Drive on numeracy and literacy fails to improve GCSE results
The Government's drive to raise literacy and numeracy standards in primary schools has failed to make an impact on GCSE results, ministers have been told.
An analysis by Labour's favourite think tank, The Institute for Public Policy Research (IPPR), claims that any increase in performance in national curriculum tests for 11-year-olds has dissipated by the time the youngsters take their GCSEs.
The paper, by Peter Robinson, senior economist at the IPPR, says that, while there was a major improvement in literacy scores between 1995 and 2000 among 11-year-olds, the rise in GCSE performance was only what would have been predicted as a result of long-term trends.
Figures show that the number of 11-year-olds reaching the required standard in English went up from only three in five to 76 per cent in that period. Over the same time span, the percentage of youngsters obtaining five top grade A* to C- grade passes rose by just four per cent.
Mr Robinson's paper offers two reasons for the lack of progress. "Either the gains at 11 are overstated and/or value added (to the pupils' performance) in secondary schools has fallen," it argues.

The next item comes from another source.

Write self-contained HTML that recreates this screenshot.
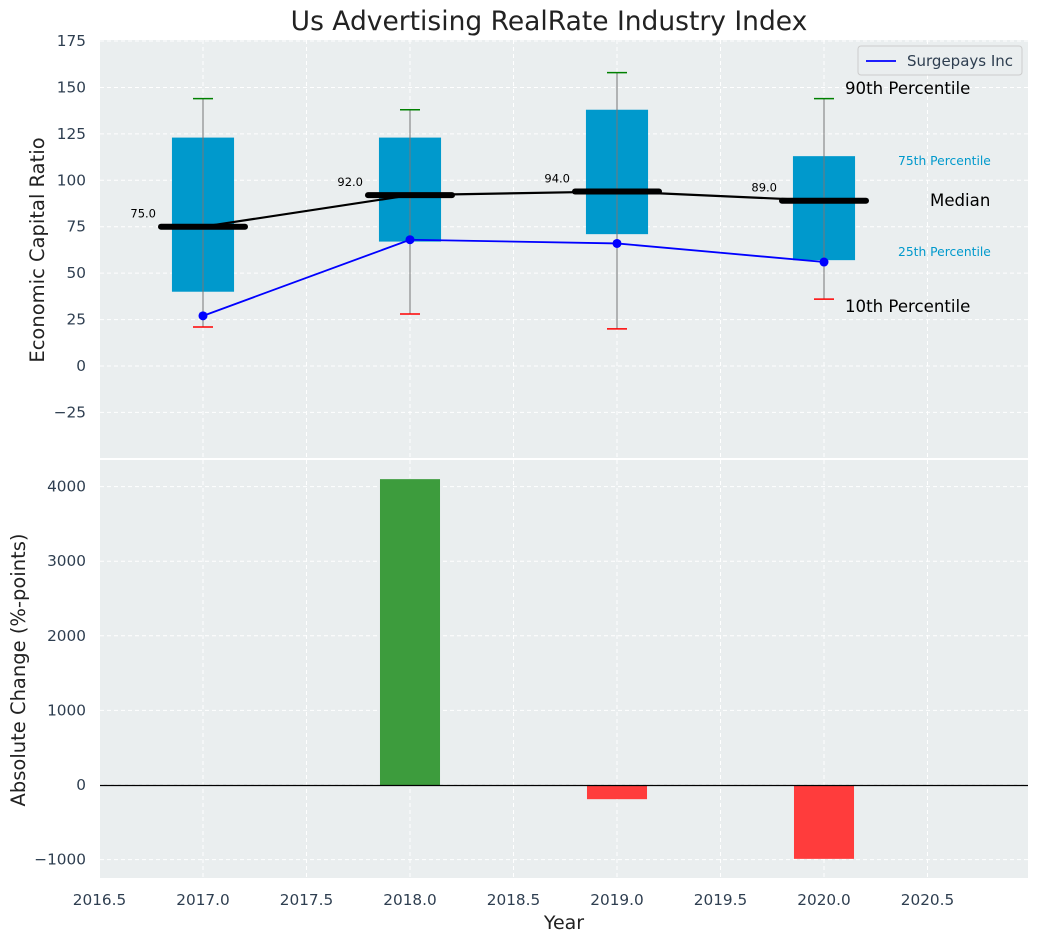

It plays down a third possibility - that GCSE exams have become harder to pass.
The findings, delivered to Whitehall officials, government advisers, headteachers and academics at a seminar earlier this month, will cause a major rethink on government policy.
Treasury officials are pressing hard for the Department for Education and Skills to deliver on a target of getting 85 per cent of all 11-year-olds to reach the required standard in maths and English by 2006.
But the IPPR claims there would be no point if the improvement was not carried on to GCSE level.
The findings confirm research carried out by Ofsted, the Government's education standards watchdog, that one in three pupils slides back in maths and English performance during the first year of secondary school.